Washington is lucky that China is not taking advantage of this crisis 
to help Russia inflict a crippling lesson. Russia holds $580bn of 
foreign reserves. China holds $1,800bn. Together they own a third of 
the $1.5 trillion stock of Fannie Mae, Freddie Mac and other US 
agency bonds. They are holding a gun to the head of the US Treasury, 
and the US financial system.

So how should we handle the bad-tempered bear? Data from the 
International Energy Agency suggests that oil prices will fall back 
for a couple of years as the global downturn squeezes demand, and new 
deliveries come on-stream from Brazil, Africa, Central Asia and the 
US itself.

Russia's leverage as supplier of 6.5m barrels per day of crude 
exports will slip, but not for long. But oil may well climb to a new 
equilibrium price above $150 a barrel once the next global cycle 
starts in earnest.

If so, Russia will become an even bigger headache. It is willing to 
use the oil weapon. It cut off 50pc of crude deliveries to the Czech 
Republic in July after Prague signed a deal with the US on the 
missile shield.

Obviously, we must cut our reliance on oil and gas even faster than 
we are already doing. Nuclear and clean power stations must be built 
with more urgency than we have seen so far. Tide and wave power 
technology should be given the same strategic priority as aircraft 
carriers.

If I were an American citizen, I would expect Washington to sponsor a 
Manhattan Project to harness the solar power on a mass scale. My 
apologies to the CIA/Pentagon if such a blitz is under way. Jim 
Woolsey, the former CIA director, told me last week that the US will 
end its strategic dependence on oil much more quickly than people 
realise. "We can defeat oil as a transport fuel. Russia won't be able 
to push us around any more within a decade," he said.

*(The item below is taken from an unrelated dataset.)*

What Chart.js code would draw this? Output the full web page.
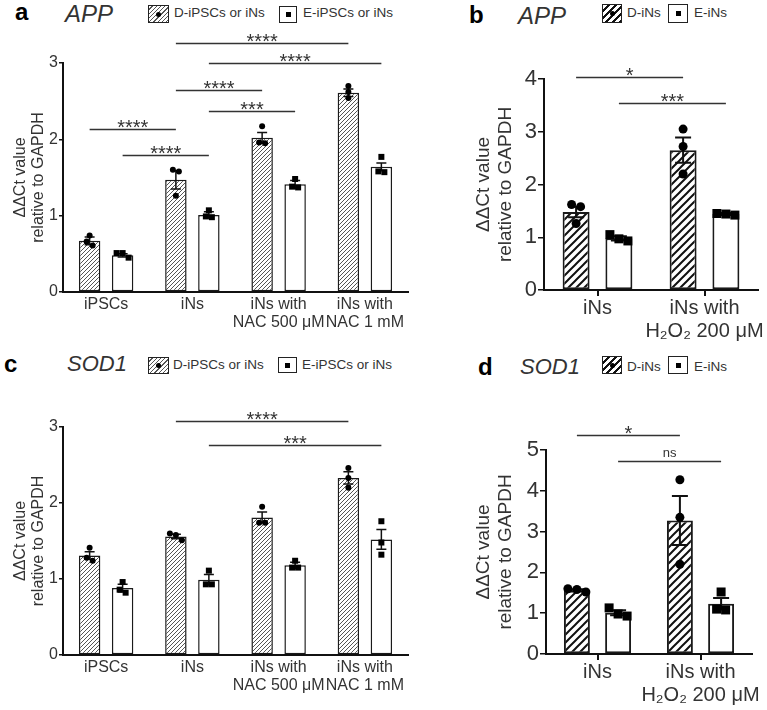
<!DOCTYPE html>
<html>
<head>
<meta charset="utf-8">
<script src="https://cdn.jsdelivr.net/npm/chart.js@4.4.0/dist/chart.umd.min.js"></script>
<style>
  body { margin: 0; width: 767px; height: 710px; background: #fff; position: relative; overflow: hidden;
         font-family: "Liberation Sans", Arial, sans-serif; color: #333; }
  canvas { position: absolute; }
  .t { position: absolute; white-space: nowrap; line-height: 1; }
  .letter { font-weight: bold; font-size: 24px; color: #000; }
  .gene { font-style: italic; font-size: 24px; color: #333; }
  .gene.s { font-size: 22px; }
  .lg { font-size: 13.5px; color: #333; }
  .sw { position: absolute; box-sizing: border-box; border: 1.5px solid #222; background: #fff; }
  .sw.fine { background: repeating-linear-gradient(135deg, #fff 0 2px, #555 2px 3px); }
  .sw.bold { background: repeating-linear-gradient(135deg, #fff 0 3px, #111 3px 5px); }
  .sw i { position: absolute; left: 50%; top: 50%; width: 5px; height: 5px; margin: -2.5px 0 0 -2.5px; background: #000; }
  .sw.fine i, .sw.bold i { border-radius: 50%; }
</style>
</head>
<body>

<!-- panel headers -->
<div class="t letter" style="left:15px;top:0px">a</div>
<div class="t gene" style="left:65px;top:2px">APP</div>
<div class="sw fine" style="left:148px;top:5px;width:21px;height:18px"><i></i></div>
<div class="t lg" style="left:174px;top:6px">D-iPSCs or iNs</div>
<div class="sw" style="left:279px;top:6px;width:18px;height:17px"><i></i></div>
<div class="t lg" style="left:303px;top:6px">E-iPSCs or iNs</div>

<div class="t letter" style="left:469px;top:3px">b</div>
<div class="t gene" style="left:518px;top:4px">APP</div>
<div class="sw bold" style="left:602px;top:4px;width:20px;height:19px"><i></i></div>
<div class="t lg" style="left:627px;top:6px">D-iNs</div>
<div class="sw" style="left:668px;top:4px;width:20px;height:19px"><i></i></div>
<div class="t lg" style="left:694px;top:6px">E-iNs</div>

<div class="t letter" style="left:4px;top:352px">c</div>
<div class="t gene s" style="left:67px;top:353px">SOD1</div>
<div class="sw fine" style="left:148px;top:357px;width:21px;height:17px"><i></i></div>
<div class="t lg" style="left:173px;top:358px">D-iPSCs or iNs</div>
<div class="sw" style="left:278px;top:357px;width:19px;height:16px"><i></i></div>
<div class="t lg" style="left:302px;top:358px">E-iPSCs or iNs</div>

<div class="t letter" style="left:478px;top:355px">d</div>
<div class="t gene s" style="left:520px;top:356px">SOD1</div>
<div class="sw bold" style="left:602px;top:356px;width:20px;height:18px"><i></i></div>
<div class="t lg" style="left:627px;top:360px">D-iNs</div>
<div class="sw" style="left:668px;top:356px;width:20px;height:18px"><i></i></div>
<div class="t lg" style="left:694px;top:360px">E-iNs</div>

<canvas id="pa" width="420" height="345" style="left:0;top:0"></canvas>
<canvas id="pb" width="327" height="345" style="left:440px;top:0"></canvas>
<canvas id="pc" width="420" height="345" style="left:0;top:360px"></canvas>
<canvas id="pd" width="327" height="350" style="left:440px;top:360px"></canvas>

<script>
// ---- data ----
const nacGroups = ['iPSCs', 'iNs', ['iNs with', 'NAC 500 μM'], ['iNs with', 'NAC 1 mM']];
const h2o2Groups = ['iNs', ['iNs with', 'H₂O₂ 200 μM']];
const yTitle = ['ΔΔCt value', 'relative to GAPDH'];

// a: APP, iPSCs / iNs / NAC
const appNacD = [0.67, 1.47, 2.02, 2.61];
const appNacDSem = [0.05, 0.12, 0.07, 0.05];
const appNacDPts = [[0.74, 0.66, 0.61], [1.60, 1.58, 1.26], [2.17, 1.96, 1.95], [2.70, 2.62, 2.54]];
const appNacE = [0.48, 1.01, 1.41, 1.64];
const appNacESem = [0.02, 0.04, 0.05, 0.05];
const appNacEPts = [[0.51, 0.51, 0.45], [1.07, 0.98, 0.99], [1.48, 1.37, 1.38], [1.77, 1.58, 1.57]];
// [dataset, group] -> [dataset, group], bracket height, label
const appNacSig = [
  [[0, 1], [0, 3], 3.26, '****'],
  [[1, 1], [1, 3], 3.00, '****'],
  [[0, 1], [0, 2], 2.65, '****'],
  [[1, 1], [1, 2], 2.37, '***'],
  [[0, 0], [0, 1], 2.13, '****'],
  [[1, 0], [1, 1], 1.80, '****']
];

// b: APP, H2O2
const appH2o2D = [1.48, 2.65];
const appH2o2DSem = [0.10, 0.24];
const appH2o2DPts = [[1.62, 1.58, 1.26], [3.05, 2.72, 2.20]];
const appH2o2E = [0.98, 1.44];
const appH2o2ESem = [0.04, 0.02];
const appH2o2EPts = [[0.93, 1.05, 0.97], [1.42, 1.45, 1.44]];
const appH2o2Sig = [
  [[0, 0], [0, 1], 4.04, '*'],
  [[1, 0], [1, 1], 3.55, '***']
];

// c: SOD1, iPSCs / iNs / NAC
const sodNacD = [1.31, 1.56, 1.81, 2.33];
const sodNacDSem = [0.05, 0.03, 0.07, 0.08];
const sodNacDPts = [[1.41, 1.28, 1.24], [1.60, 1.58, 1.51], [1.95, 1.74, 1.74], [2.46, 2.33, 2.20]];
const sodNacE = [0.88, 0.99, 1.18, 1.52];
const sodNacESem = [0.05, 0.07, 0.04, 0.13];
const sodNacEPts = [[0.96, 0.86, 0.82], [1.11, 0.93, 0.93], [1.24, 1.15, 1.15], [1.76, 1.48, 1.32]];
const sodNacSig = [
  [[0, 1], [0, 3], 3.08, '****'],
  [[1, 1], [1, 3], 2.76, '***']
];

// d: SOD1, H2O2
const sodH2o2D = [1.56, 3.27];
const sodH2o2DSem = [0.03, 0.60];
const sodH2o2DPts = [[1.52, 1.58, 1.60], [4.27, 3.35, 2.20]];
const sodH2o2E = [1.01, 1.23];
const sodH2o2ESem = [0.06, 0.14];
const sodH2o2EPts = [[0.93, 1.13, 0.98], [1.52, 1.08, 1.10]];
const sodH2o2Sig = [
  [[0, 0], [0, 1], 5.36, '*'],
  [[1, 0], [1, 1], 4.74, 'ns']
];

// ---- drawing ----
const FONT = '"Liberation Sans", Arial, sans-serif';

function hatch(size, lw, color) {
  const c = document.createElement('canvas');
  c.width = c.height = size;
  const g = c.getContext('2d');
  g.fillStyle = '#fff';
  g.fillRect(0, 0, size, size);
  g.strokeStyle = color;
  g.lineWidth = lw;
  g.beginPath();
  g.moveTo(-1, size + 1); g.lineTo(size + 1, -1);
  g.moveTo(-size / 2, size / 2); g.lineTo(size / 2, -size / 2);
  g.moveTo(size / 2, size * 1.5); g.lineTo(size * 1.5, size / 2);
  g.stroke();
  return g.createPattern(c, 'repeat');
}

// points with nearly equal values sit side by side, like the prism scatter
function spread(vals, yScale, gap) {
  const px = vals.map(v => yScale.getPixelForValue(v));
  const order = px.map((p, i) => i).sort((a, b) => px[a] - px[b]);
  const offs = new Array(vals.length).fill(0);
  let grp = [order[0]];
  const flush = () => grp.forEach((idx, k) => { offs[idx] = (k - (grp.length - 1) / 2) * gap; });
  for (let k = 1; k < order.length; k++) {
    if (px[order[k]] - px[grp[grp.length - 1]] < gap * 0.9) grp.push(order[k]);
    else { flush(); grp = [order[k]]; }
  }
  flush();
  return px.map((p, i) => ({ dx: offs[i], y: p }));
}

function extras(p) {
  return {
    id: 'extras',
    afterDatasetsDraw(chart) {
      const ctx = chart.ctx;
      const y = chart.scales.y;
      const means = [p.d, p.e], sems = [p.dSem, p.eSem], pts = [p.dPts, p.ePts];
      ctx.save();
      // error bars (mean +- sem)
      ctx.strokeStyle = '#111';
      ctx.lineWidth = p.errW;
      for (let ds = 0; ds < 2; ds++) {
        chart.getDatasetMeta(ds).data.forEach((bar, i) => {
          const top = y.getPixelForValue(means[ds][i] + sems[ds][i]);
          const bot = y.getPixelForValue(means[ds][i] - sems[ds][i]);
          ctx.beginPath();
          ctx.moveTo(bar.x, top); ctx.lineTo(bar.x, bot);
          ctx.moveTo(bar.x - p.cap / 2, top); ctx.lineTo(bar.x + p.cap / 2, top);
          ctx.moveTo(bar.x - p.cap / 2, bot); ctx.lineTo(bar.x + p.cap / 2, bot);
          ctx.stroke();
        });
      }
      // individual replicates: circles for D, squares for E
      ctx.fillStyle = '#000';
      for (let ds = 0; ds < 2; ds++) {
        chart.getDatasetMeta(ds).data.forEach((bar, i) => {
          spread(pts[ds][i], y, p.dot * 2).forEach(q => {
            const x = bar.x + q.dx;
            ctx.beginPath();
            if (ds === 0) ctx.arc(x, q.y, p.dot, 0, Math.PI * 2);
            else ctx.rect(x - p.dot, q.y - p.dot, p.dot * 2, p.dot * 2);
            ctx.fill();
          });
        });
      }
      // significance brackets
      ctx.strokeStyle = '#333';
      ctx.fillStyle = '#333';
      ctx.lineWidth = 1.5;
      ctx.textAlign = 'center';
      ctx.textBaseline = 'alphabetic';
      p.sig.forEach(([a, b, h, label]) => {
        const x1 = chart.getDatasetMeta(a[0]).data[a[1]].x;
        const x2 = chart.getDatasetMeta(b[0]).data[b[1]].x;
        const yy = Math.round(y.getPixelForValue(h)) + 0.5;
        ctx.beginPath();
        ctx.moveTo(x1, yy); ctx.lineTo(x2, yy);
        ctx.stroke();
        if (label === 'ns') {
          ctx.font = '13px ' + FONT;
          ctx.fillText(label, (x1 + x2) / 2, yy - 5);
        } else {
          ctx.font = '20px ' + FONT;
          ctx.fillText(label, (x1 + x2) / 2, yy + 4);
        }
      });
      ctx.restore();
    }
  };
}

function panel(id, p) {
  const big = p.big;
  return new Chart(document.getElementById(id), {
    type: 'bar',
    data: {
      labels: p.labels,
      datasets: [
        { label: p.dName, data: p.d, backgroundColor: p.pattern, borderColor: '#1a1a1a',
          borderWidth: p.barW, borderSkipped: false },
        { label: p.eName, data: p.e, backgroundColor: '#fff', borderColor: '#1a1a1a',
          borderWidth: p.barW, borderSkipped: false }
      ]
    },
    options: {
      responsive: false,
      animation: false,
      events: [],
      datasets: { bar: { categoryPercentage: p.catPct, barPercentage: p.barPct } },
      layout: { padding: { left: 0, right: p.padR, top: p.padT, bottom: 0 } },
      plugins: { legend: { display: false }, tooltip: { enabled: false } },
      scales: {
        x: {
          offset: true,
          afterFit: s => { s.height = p.xH; },
          grid: { display: true, drawOnChartArea: false, drawTicks: big, tickLength: 6,
                  offset: false, color: '#111', lineWidth: 2 },
          border: { display: true, color: '#111', width: 2 },
          ticks: { color: '#333', padding: big ? 1 : 4, maxRotation: 0, autoSkip: false,
                   font: { family: FONT, size: big ? 20 : 16, lineHeight: big ? 1.15 : 1.1 } }
        },
        y: {
          min: 0, max: p.yMax,
          afterFit: s => { s.width = p.yW; },
          grid: { display: true, drawOnChartArea: false, drawTicks: true, tickLength: big ? 6 : 4,
                  color: '#111', lineWidth: 1.5 },
          border: { display: true, color: '#111', width: 2 },
          ticks: { stepSize: 1, color: '#333', padding: 1,
                   font: { family: FONT, size: big ? 22 : 16 } },
          title: { display: true, text: yTitle, color: '#333',
                   padding: { top: p.titlePad, bottom: 0 },
                   font: { family: FONT, size: big ? 19 : 16, lineHeight: big ? 1.2 : 1.1 } }
        }
      }
    },
    plugins: [extras(p)]
  });
}

const fine = hatch(4, 1, '#555');
const bold = hatch(8, 2, '#111');

panel('pa', {
  labels: nacGroups, dName: 'D-iPSCs or iNs', eName: 'E-iPSCs or iNs',
  d: appNacD, dSem: appNacDSem, dPts: appNacDPts,
  e: appNacE, eSem: appNacESem, ePts: appNacEPts, sig: appNacSig,
  yMax: 3, pattern: fine, big: false,
  yW: 63, xH: 53, padR: 12, padT: 63, titlePad: 12,
  catPct: 0.765, barPct: 0.65, barW: 1.5, errW: 1.5, cap: 10, dot: 3
});
panel('pb', {
  labels: h2o2Groups, dName: 'D-iNs', eName: 'E-iNs',
  d: appH2o2D, dSem: appH2o2DSem, dPts: appH2o2DPts,
  e: appH2o2E, eSem: appH2o2ESem, ePts: appH2o2EPts, sig: appH2o2Sig,
  yMax: 4, pattern: bold, big: true,
  yW: 104, xH: 55, padR: 9, padT: 79, titlePad: 32,
  catPct: 0.80, barPct: 0.63, barW: 2, errW: 2, cap: 16, dot: 4.5
});
panel('pc', {
  labels: nacGroups, dName: 'D-iPSCs or iNs', eName: 'E-iPSCs or iNs',
  d: sodNacD, dSem: sodNacDSem, dPts: sodNacDPts,
  e: sodNacE, eSem: sodNacESem, ePts: sodNacEPts, sig: sodNacSig,
  yMax: 3, pattern: fine, big: false,
  yW: 63, xH: 50, padR: 12, padT: 67, titlePad: 12,
  catPct: 0.765, barPct: 0.65, barW: 1.5, errW: 1.5, cap: 10, dot: 3
});
panel('pd', {
  labels: h2o2Groups, dName: 'D-iNs', eName: 'E-iNs',
  d: sodH2o2D, dSem: sodH2o2DSem, dPts: sodH2o2DPts,
  e: sodH2o2E, eSem: sodH2o2ESem, ePts: sodH2o2EPts, sig: sodH2o2Sig,
  yMax: 5, pattern: bold, big: true,
  yW: 106, xH: 56, padR: 15, padT: 90, titlePad: 32,
  catPct: 0.80, barPct: 0.63, barW: 2, errW: 2, cap: 16, dot: 4.5
});
</script>
</body>
</html>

He is counting on electric cars. His Toyota Prius can already run for 
two cents a mile when recharged overnight. The engine reverts to fuel 
after 20 miles. This will soon change. The new lithium-ion batteries 
are advancing by leaps and bounds.

There is no need to confront the Kremlin in the Caucasus or on the 
Dnieper. All we need to do is to chip away at its energy wealth. If 
we can drive oil back down to $70 a barrel, and keep it there, Russia 
will be reduced to a middling power of 141m people, with a deformed 
industry, in the grip of an acute demographic decline. We may even do 
the country a favour.

Oil is a double curse: it incubates the "Dutch Disease", and fosters 
autocracy. The Russian people would do better without it.